◆ **THE PROBLEM**:
Print word for word the first line of the listing below and every line after it, through the line with "import pandas as pd". Leave out the pictures and the rest.

◆ **SOURCE RECORDS**:
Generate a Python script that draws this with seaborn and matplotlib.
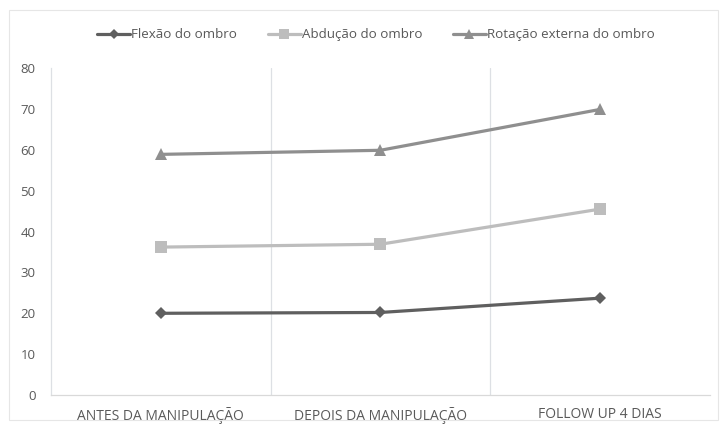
import matplotlib
matplotlib.use("Agg")
import matplotlib.pyplot as plt
from matplotlib.lines import Line2D
import seaborn as sns
import pandas as pd

categories = ["ANTES DA MANIPULAÇÃO", "DEPOIS DA MANIPULAÇÃO", "FOLLOW UP 4 DIAS"]
flexao = [20.0, 20.2, 23.7]
abducao = [36.2, 36.9, 45.5]
rotacao = [58.9, 59.9, 69.9]
series_names = ["Flexão do ombro", "Abdução do ombro", "Rotação externa do ombro"]

rows = []
for name, vals in zip(series_names, [flexao, abducao, rotacao]):
    for i, v in enumerate(vals):
        rows.append({"pos": i, "valor": v, "serie": name})
df = pd.DataFrame(rows)

sns.set_theme(style="white")
plt.rcParams["font.family"] = ["Open Sans", "DejaVu Sans"]

fig = plt.figure(figsize=(7.2, 4.25), dpi=100)
ax = fig.add_axes([0.0708, 0.0706, 0.915, 0.769])

palette = {series_names[0]: "#5f5f5f", series_names[1]: "#bdbdbd", series_names[2]: "#8f8f8f"}
markers = {series_names[0]: "D", series_names[1]: "s", series_names[2]: "^"}
sizes = {series_names[0]: 6, series_names[1]: 8, series_names[2]: 8}

sns.lineplot(data=df, x="pos", y="valor", hue="serie", style="serie",
             palette=palette, markers=markers, dashes=False,
             markersize=8, linewidth=2.3, markeredgewidth=0, ax=ax, legend=False)
for line, name in zip(ax.lines, series_names):
    line.set_markersize(sizes[name])

ax.set_xlim(-0.5, 2.5)
ax.set_ylim(0, 80)
ax.set_yticks(range(0, 81, 10))
ax.set_xticks(range(len(categories)))
ax.set_xticklabels(categories)
ax.set_xlabel("")
ax.set_ylabel("")

# category separators
for b in [0.5, 1.5]:
    ax.axvline(b, color="#dde0e4", linewidth=0.9, zorder=0)

for s in ["top", "right"]:
    ax.spines[s].set_visible(False)
ax.spines["left"].set_color("#dde0e4")
ax.spines["bottom"].set_color("#d9d9d9")
ax.spines["left"].set_linewidth(0.9)
ax.spines["bottom"].set_linewidth(0.9)

ax.tick_params(axis="both", length=0, colors="#595959", labelsize=9.5)
ax.tick_params(axis="x", pad=9)
ax.tick_params(axis="y", pad=11)
for lbl in ax.get_xticklabels():
    lbl.set_fontsize(10)

handles = [Line2D([], [], color=palette[n], marker=markers[n], markersize=sizes[n] - 1,
                  markeredgewidth=0, linewidth=2.3) for n in series_names]
fig.legend(handles, series_names, loc="center", bbox_to_anchor=(0.522, 0.918), ncol=3,
           frameon=False, fontsize=9.6, handlelength=2.5, handletextpad=0.05,
           columnspacing=2.3, labelcolor="#595959")

fig.patches.append(plt.Rectangle((0.012, 0.012), 0.985, 0.965, transform=fig.transFigure,
                                 fill=False, edgecolor="#e6e6e6", linewidth=0.8))

fig.savefig("out.png", dpi=100)
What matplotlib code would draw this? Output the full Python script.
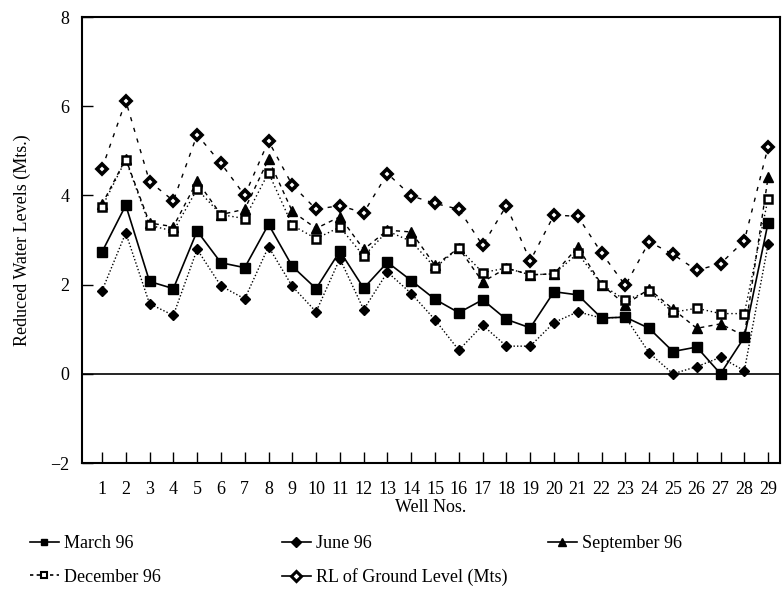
import matplotlib
matplotlib.use("Agg")
import matplotlib.pyplot as plt
from matplotlib.lines import Line2D

plt.rcParams['font.family'] = ['Liberation Serif', 'DejaVu Serif']

wells = list(range(1, 30))
march = [2.73, 3.78, 2.07, 1.91, 3.20, 2.49, 2.38, 3.35, 2.41, 1.91,
         2.75, 1.92, 2.50, 2.09, 1.67, 1.37, 1.66, 1.22, 1.03, 1.84,
         1.77, 1.25, 1.27, 1.02, 0.50, 0.60, 0.00, 0.82, 3.39]
june = [1.86, 3.16, 1.57, 1.31, 2.79, 1.97, 1.68, 2.85, 1.96, 1.39,
        2.58, 1.44, 2.28, 1.80, 1.21, 0.53, 1.09, 0.62, 0.62, 1.15,
        1.39, 1.25, 1.27, 0.47, 0.00, 0.16, 0.37, 0.07, 2.90]
september = [3.80, 4.82, 3.38, 3.30, 4.32, 3.57, 3.69, 4.81, 3.64, 3.26,
             3.52, 2.79, 3.22, 3.18, 2.43, 2.82, 2.06, 2.37, 2.22, 2.24,
             2.84, 2.00, 1.55, 1.90, 1.45, 1.02, 1.12, 0.85, 4.41]
december = [3.74, 4.80, 3.33, 3.20, 4.14, 3.57, 3.48, 4.51, 3.33, 3.03,
            3.29, 2.64, 3.20, 2.97, 2.38, 2.82, 2.27, 2.37, 2.22, 2.24,
            2.70, 2.00, 1.65, 1.85, 1.38, 1.47, 1.35, 1.35, 3.93]
ground = [4.60, 6.12, 4.31, 3.88, 5.36, 4.72, 4.00, 5.22, 4.23, 3.69,
          3.77, 3.61, 4.49, 3.99, 3.82, 3.69, 2.88, 3.77, 2.53, 3.56,
          3.53, 2.71, 1.98, 2.96, 2.68, 2.32, 2.47, 2.98, 5.09]
yticks = [-2, 0, 2, 4, 6, 8]

fig = plt.figure(figsize=(7.82, 5.91), dpi=100)
ax = fig.add_axes([82/782, 128/591, (780-82)/782, (463-17)/591])

lw = 1.0
ax.plot(wells, ground, color='black', lw=lw, ls=(0, (3, 5)), marker='D', ms=5.5,
        mfc='white', mec='black', mew=2.6, label='RL of Ground Level (Mts)', zorder=3)
ax.plot(wells, september, color='black', lw=lw, ls=(0, (3, 3)), marker='^', ms=6.5,
        mfc='black', mec='black', label='September 96', zorder=4)
ax.plot(wells, december, color='black', lw=lw, ls=(0, (1, 2)), marker='s', ms=6,
        mfc='white', mec='black', mew=1.8, label='December 96', zorder=5)
ax.plot(wells, march, color='black', lw=1.2, ls='-', marker='s', ms=6.5,
        mfc='black', mec='black', label='March 96', zorder=6)
ax.plot(wells, june, color='black', lw=lw, ls=(0, (1, 1.5)), marker='D', ms=5.5,
        mfc='black', mec='black', label='June 96', zorder=6)

ax.axhline(0, color='black', lw=1.2, zorder=2)

ax.set_xlim(0.16, 29.5)
ax.set_ylim(-2, 8)
ax.set_xticks(wells)
ax.set_xticklabels([str(w) for w in wells])
ax.set_yticks(yticks)
ax.set_yticklabels(['\u22122' if v < 0 else str(v) for v in yticks])
ax.tick_params(direction='in', length=8, width=1, labelsize=13, colors='black')
ax.tick_params(axis='x', pad=13)
ax.tick_params(axis='y', pad=9)
for s in ax.spines.values():
    s.set_linewidth(1.5)

ax.set_xlabel('Well Nos.', fontsize=13, labelpad=1)
ax.set_ylabel('Reduced Water Levels (Mts.)', fontsize=13, labelpad=14)

handles = {
    'March 96': Line2D([], [], color='black', lw=1.2, marker='s', ms=5, mfc='black'),
    'June 96': Line2D([], [], color='black', lw=1.2, marker='D', ms=5, mfc='black'),
    'September 96': Line2D([], [], color='black', lw=1.2, marker='^', ms=6, mfc='black'),
    'December 96': Line2D([], [], color='black', lw=1.2, ls=(0, (2, 2)), marker='s', ms=5,
                          mfc='white', mew=1.5),
    'RL of Ground Level (Mts)': Line2D([], [], color='black', lw=1.2, marker='D', ms=5,
                                       mfc='white', mew=2.2),
}
positions = [('March 96', 30, 544), ('June 96', 282, 544), ('September 96', 548, 544),
             ('December 96', 30, 577), ('RL of Ground Level (Mts)', 282, 577)]
for name, xp, yp in positions:
    fig.legend([handles[name]], [name], loc='center left',
               bbox_to_anchor=(xp/782, 1 - yp/591), frameon=False,
               fontsize=13, handlelength=1.6, handletextpad=0.3,
               borderpad=0, borderaxespad=0)

fig.savefig('out.png', dpi=100)
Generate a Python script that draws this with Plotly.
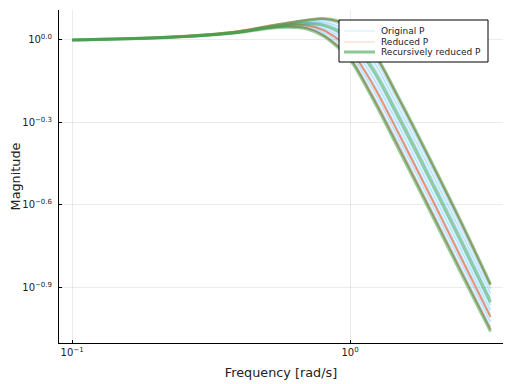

◆ **ANSWER TO THE PROBLEM**:
Generate a Python script that draws this with seaborn and matplotlib.
import matplotlib
matplotlib.use("Agg")
import matplotlib.pyplot as plt
from matplotlib.lines import Line2D
import seaborn as sns
import pandas as pd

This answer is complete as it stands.